Folder & File Descriptions

  • all_companies/ and all_users/
    • Contain a snapshot of all identified companies and users, respectively, as of the latest sync. Each file (e.g., all_companies.avroall_users.avro ) includes the most recent state and all auto-captured and custom properties for each entity.
  • {Date}/
    • Each date folder contains all data synced for that specific day. This allows for easy partitioning and historical analysis.
    • all_events.avro: All raw events captured on that date, across all event types.
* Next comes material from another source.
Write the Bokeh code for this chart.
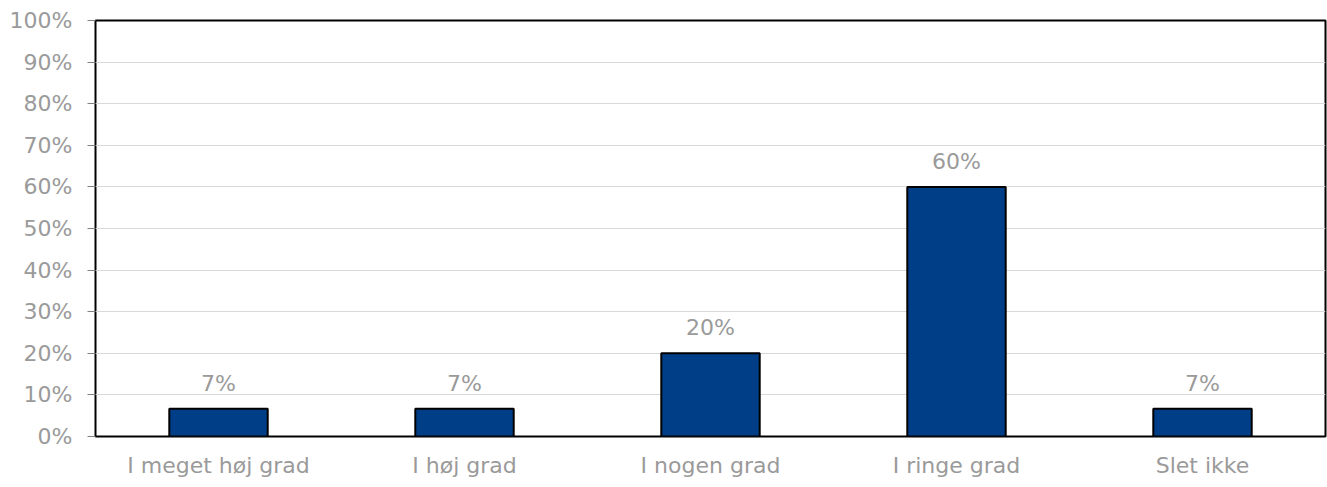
from bokeh.plotting import figure
from bokeh.models import ColumnDataSource, FactorRange, Range1d, FixedTicker, NumeralTickFormatter, LabelSet
from bokeh.core.properties import value
from bokeh.embed import file_html
from bokeh.resources import INLINE

categories = ["I meget høj grad", "I høj grad", "I nogen grad", "I ringe grad", "Slet ikke"]
values = [0.0667, 0.0667, 0.20, 0.60, 0.0667]
labels = ["7%", "7%", "20%", "60%", "7%"]
y_ticks = [0, 0.1, 0.2, 0.3, 0.4, 0.5, 0.6, 0.7, 0.8, 0.9, 1.0]

FONT = "DejaVu Sans"
GREY = "#9a9a9a"

src = ColumnDataSource(dict(cat=categories, val=values, lab=labels))

p = figure(x_range=FactorRange(*categories, range_padding=0), y_range=Range1d(0, 1),
           width=1327, height=487, output_backend="svg", toolbar_location=None,
           min_border_left=95, min_border_right=2, min_border_top=20, min_border_bottom=51)

p.vbar(x="cat", top="val", width=0.4, source=src, fill_color="#003F87",
       line_color="black", line_width=2)

p.add_layout(LabelSet(x="cat", y="val", text="lab", source=src, y_offset=18,
                      text_align="center", text_baseline="alphabetic",
                      text_font=value(FONT), text_font_size="22px", text_color=GREY))

p.outline_line_color = "black"
p.outline_line_width = 2
p.outline_line_alpha = 1

p.xgrid.grid_line_color = None
p.ygrid.grid_line_color = "#d9d9d9"
p.ygrid.ticker = FixedTicker(ticks=y_ticks)

p.yaxis.ticker = FixedTicker(ticks=y_ticks)
p.yaxis.formatter = NumeralTickFormatter(format="0%")
p.yaxis.axis_line_color = None
p.yaxis.major_tick_line_color = "#808080"
p.yaxis.major_tick_out = 8
p.yaxis.major_tick_in = 0
p.yaxis.minor_tick_line_color = None
p.yaxis.major_label_standoff = 15

p.xaxis.axis_line_color = None
p.xaxis.major_tick_line_color = None
p.xaxis.minor_tick_line_color = None
p.xaxis.major_tick_out = 0
p.xaxis.major_tick_in = 0
p.xaxis.major_label_standoff = 16

for ax in (p.xaxis, p.yaxis):
    ax.major_label_text_font = FONT
    ax.major_label_text_font_size = "22px"
    ax.major_label_text_color = GREY

p.background_fill_color = "white"
p.border_fill_color = "white"

open("out.html", "w").write(file_html(p, INLINE))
    • feature_tags/labeled_events/tagged_pages/trackable_events/interaction/:
      • Each of these folders contains:
        • matched_events/: Raw events for each identified/tagged/labeled event (e.g., track_feature_{ID}.avrotrack_labeled_{ID}.avro , etc.).
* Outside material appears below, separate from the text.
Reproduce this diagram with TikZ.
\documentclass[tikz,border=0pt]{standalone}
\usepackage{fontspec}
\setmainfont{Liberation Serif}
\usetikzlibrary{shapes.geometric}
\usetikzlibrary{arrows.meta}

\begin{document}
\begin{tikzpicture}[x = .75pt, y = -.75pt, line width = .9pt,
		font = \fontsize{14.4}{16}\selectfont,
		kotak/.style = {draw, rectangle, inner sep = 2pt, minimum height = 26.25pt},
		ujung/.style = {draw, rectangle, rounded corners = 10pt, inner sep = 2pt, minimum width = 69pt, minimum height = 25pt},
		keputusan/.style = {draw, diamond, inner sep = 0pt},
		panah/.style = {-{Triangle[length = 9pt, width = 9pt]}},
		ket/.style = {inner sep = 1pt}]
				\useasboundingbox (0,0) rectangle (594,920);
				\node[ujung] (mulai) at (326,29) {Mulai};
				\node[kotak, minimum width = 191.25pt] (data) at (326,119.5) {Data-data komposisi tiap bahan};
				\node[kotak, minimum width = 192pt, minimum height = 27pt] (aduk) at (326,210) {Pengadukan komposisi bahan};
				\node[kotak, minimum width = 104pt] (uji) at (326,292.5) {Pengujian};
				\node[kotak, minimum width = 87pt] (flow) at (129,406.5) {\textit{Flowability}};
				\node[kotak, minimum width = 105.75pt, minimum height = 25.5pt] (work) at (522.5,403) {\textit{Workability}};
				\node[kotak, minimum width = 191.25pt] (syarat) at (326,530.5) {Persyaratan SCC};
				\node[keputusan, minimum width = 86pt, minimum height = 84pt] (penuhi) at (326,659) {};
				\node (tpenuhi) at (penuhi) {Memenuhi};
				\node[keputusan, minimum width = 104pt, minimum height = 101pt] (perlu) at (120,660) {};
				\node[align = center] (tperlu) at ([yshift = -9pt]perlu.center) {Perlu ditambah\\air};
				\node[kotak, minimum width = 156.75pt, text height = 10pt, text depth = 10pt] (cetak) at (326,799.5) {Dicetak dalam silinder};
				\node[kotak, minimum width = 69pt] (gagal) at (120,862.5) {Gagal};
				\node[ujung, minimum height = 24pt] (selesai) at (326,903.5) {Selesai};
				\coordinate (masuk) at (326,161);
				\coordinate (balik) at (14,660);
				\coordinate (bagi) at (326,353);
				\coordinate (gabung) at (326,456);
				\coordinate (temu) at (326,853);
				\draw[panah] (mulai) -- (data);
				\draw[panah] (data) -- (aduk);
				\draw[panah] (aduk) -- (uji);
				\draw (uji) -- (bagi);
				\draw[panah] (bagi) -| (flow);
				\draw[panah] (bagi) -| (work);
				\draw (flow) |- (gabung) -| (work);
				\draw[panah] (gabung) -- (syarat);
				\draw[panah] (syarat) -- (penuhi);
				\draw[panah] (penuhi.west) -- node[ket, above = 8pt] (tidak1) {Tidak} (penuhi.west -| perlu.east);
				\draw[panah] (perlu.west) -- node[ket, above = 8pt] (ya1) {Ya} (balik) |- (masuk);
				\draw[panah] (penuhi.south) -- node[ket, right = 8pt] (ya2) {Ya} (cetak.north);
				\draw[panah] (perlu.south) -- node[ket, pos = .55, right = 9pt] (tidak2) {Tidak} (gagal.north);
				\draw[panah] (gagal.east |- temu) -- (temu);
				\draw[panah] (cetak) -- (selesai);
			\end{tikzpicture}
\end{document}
        • breakdown files (e.g., feature_tags_breakdown.avro ): Aggregated counts and engagement metrics for that day.
        • definitions files (e.g., feature_tags_definitions.avro ): Metadata such as name, description, and category, allowing you to map event IDs to human-readable definitions.
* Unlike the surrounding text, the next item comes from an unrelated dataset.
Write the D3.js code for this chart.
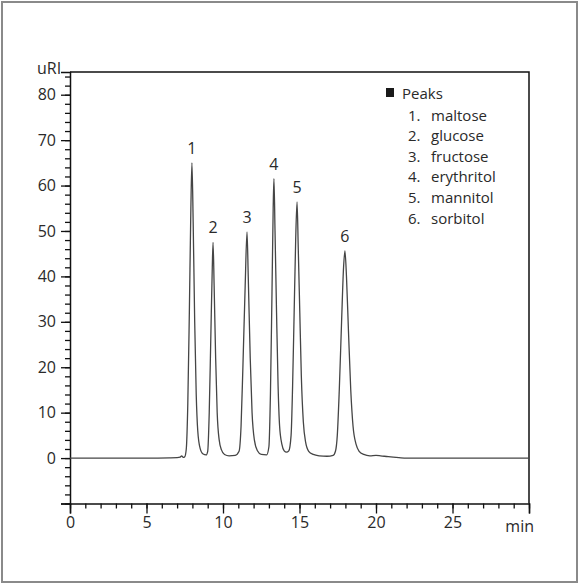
<!DOCTYPE html>
<html>
<head>
<meta charset="utf-8">
<script src="https://cdn.jsdelivr.net/npm/d3@7"></script>
<style>
  body { margin: 0; background: #fff; }
  svg text { font-family: "Open Sans", "Noto Sans", sans-serif; fill: #2a2a2a; }
</style>
</head>
<body>
<div id="chart"></div>
<script>
// trace: [time (min), signal (uRI)]
var trace = [
  [0, 0], [5, 0], [6.5, 0.05], [7.0, 0.1], [7.2, 0.2], [7.3, 0.5], [7.4, 0.15],
  [7.5, 0.3], [7.6, 2], [7.7, 12], [7.8, 32], [7.9, 55], [7.97, 65],
  [8.05, 52], [8.15, 30], [8.25, 14], [8.35, 6], [8.5, 2.2], [8.7, 0.9], [8.9, 0.7],
  [9.0, 1.5], [9.1, 10], [9.2, 26], [9.3, 42], [9.35, 47.5],
  [9.42, 38], [9.52, 22], [9.62, 10], [9.75, 4], [9.9, 1.8], [10.1, 0.8], [10.4, 0.5], [10.8, 0.6],
  [11.05, 1.5], [11.18, 7], [11.3, 20], [11.45, 38], [11.57, 49.8],
  [11.65, 40], [11.78, 22], [11.9, 10], [12.05, 4], [12.25, 1.6], [12.5, 0.8], [12.85, 0.7],
  [13.0, 2.5], [13.1, 14], [13.2, 36], [13.28, 55], [13.33, 61.5],
  [13.4, 50], [13.5, 32], [13.6, 16], [13.7, 7], [13.85, 3], [14.0, 1.6], [14.15, 1.3],
  [14.3, 1.6], [14.45, 5], [14.55, 16], [14.65, 32], [14.75, 48], [14.84, 56.4],
  [14.92, 46], [15.02, 32], [15.12, 18], [15.25, 8], [15.4, 3.5], [15.6, 1.5], [15.9, 0.8],
  [16.3, 0.5], [16.8, 0.4], [17.2, 0.6],
  [17.35, 1.5], [17.47, 5], [17.6, 15], [17.75, 30], [17.88, 42], [17.97, 45.6],
  [18.07, 40], [18.2, 28], [18.35, 15], [18.5, 7], [18.7, 3], [18.9, 1.5], [19.2, 0.8],
  [19.6, 0.5], [20.0, 0.6], [20.3, 0.5], [20.8, 0.3], [21.5, 0.1], [22, 0], [30, 0]
];

var peak_ids = ["1", "2", "3", "4", "5", "6"];
var peak_times = [7.97, 9.35, 11.57, 13.33, 14.84, 17.97];
var peak_heights = [65, 47.5, 49.8, 61.5, 56.4, 45.6];
var peak_names = ["maltose", "glucose", "fructose", "erythritol", "mannitol", "sorbitol"];

var x_ticks = [0, 5, 10, 15, 20, 25];
var y_ticks = [0, 10, 20, 30, 40, 50, 60, 70, 80];

var svg_width = 580;
var svg_height = 585;
var plot = { left: 70, right: 529, top: 72, bottom: 503.5 };

var svg = d3.select("#chart").append("svg")
  .attr("width", svg_width)
  .attr("height", svg_height);

// outer frame
svg.append("rect")
  .attr("x", 2).attr("y", 2)
  .attr("width", 575).attr("height", 580)
  .attr("fill", "none")
  .attr("stroke", "#8a8a8a")
  .attr("stroke-width", 2);

var x_scale = d3.scaleLinear().domain([0, 30]).range([plot.left, plot.right]);
var y_scale = d3.scaleLinear().domain([-10, 85]).range([plot.bottom, plot.top]);

// plot box (top and right sides)
svg.append("path")
  .attr("d", `M${plot.left},${plot.top}H${plot.right}V${plot.bottom}`)
  .attr("fill", "none")
  .attr("stroke", "#111")
  .attr("stroke-width", 1.5);

// minor ticks
var x_minor = d3.axisBottom(x_scale).tickValues(d3.range(0, 31, 1)).tickSize(5).tickFormat("");
var y_minor = d3.axisLeft(y_scale).tickValues(d3.range(-10, 86, 2)).tickSize(5).tickFormat("");

svg.append("g").attr("transform", `translate(0, ${plot.bottom})`).call(x_minor)
  .call(g => g.select(".domain").remove());
svg.append("g").attr("transform", `translate(${plot.left}, 0)`).call(y_minor)
  .call(g => g.select(".domain").remove());

// major ticks
var x_axis = d3.axisBottom(x_scale).tickValues(x_ticks.concat([30])).tickSize(10).tickPadding(3)
  .tickFormat(d => d === 30 ? "" : d);
var y_axis = d3.axisLeft(y_scale).tickValues(y_ticks.concat([-10])).tickSize(9).tickPadding(5)
  .tickFormat(d => d === -10 ? "" : d);

var gx = svg.append("g").attr("transform", `translate(0, ${plot.bottom})`).call(x_axis);
var gy = svg.append("g").attr("transform", `translate(${plot.left}, 0)`).call(y_axis);

[gx, gy].forEach(function(g) {
  g.select(".domain").attr("stroke", "#111").attr("stroke-width", 1.5);
  g.selectAll("text").style("font-size", "16px").attr("fill", "#2a2a2a");
});
svg.selectAll("line").attr("stroke", "#111").attr("stroke-width", 1.3);

// axis titles
svg.append("text").attr("x", 37).attr("y", 74).style("font-size", "16px").text("uRI");
svg.append("text").attr("x", 534).attr("y", 532).attr("text-anchor", "end")
  .style("font-size", "16px").text("min");

// chromatogram
var line = d3.line()
  .x(function(d) { return x_scale(d[0]); })
  .y(function(d) { return y_scale(d[1]); })
  .curve(d3.curveMonotoneX);

svg.append("path")
  .datum(trace)
  .attr("fill", "none")
  .attr("stroke", "#454545")
  .attr("stroke-width", 1.3)
  .attr("stroke-linejoin", "round")
  .attr("d", line);

// peak numbers
svg.selectAll(".peak-label")
  .data(peak_ids)
  .enter().append("text")
  .attr("class", "peak-label")
  .attr("x", (d, i) => x_scale(peak_times[i]))
  .attr("y", (d, i) => y_scale(peak_heights[i]) - 9)
  .attr("text-anchor", "middle")
  .style("font-size", "16px")
  .text(d => d);

// legend
var legend = svg.append("g").attr("transform", "translate(386, 0)");
legend.append("rect")
  .attr("x", 0).attr("y", 88)
  .attr("width", 8).attr("height", 9)
  .attr("fill", "#1a1a1a");
legend.append("text").attr("x", 16).attr("y", 98.5).style("font-size", "15px").text("Peaks");
var items = legend.selectAll(".item")
  .data(peak_names)
  .enter().append("text")
  .attr("class", "item")
  .attr("y", (d, i) => 120.5 + i * 20.6)
  .style("font-size", "15px");
items.append("tspan").attr("x", 22).text((d, i) => peak_ids[i] + ".");
items.append("tspan").attr("x", 45).text(d => d);
</script>
</body>
</html>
    • users/ and companies/: Contain user and company identification events for that day (identify_user.avroidentify_company.avro ).

How to Use This Structure

  • Use the all_companies and all_users files to get the latest state and properties for all entities in your app.
  • Use the  folders to analyze daily event activity, engagement, and breakdowns.
  • The matched_events folders provide access to all raw events for each feature, label, or tag, enabling deep-dive analysis.
  • The breakdown and definitions files make it easy to join raw event data with descriptive metadata for reporting and analytics.
Planning for Data Ingestion:A clear understanding of the file structure and naming is vital for setting up automated ETL/ELT pipelines to load this data into your data warehouse or data lake. Your ingestion scripts will rely on these patterns to discover new files.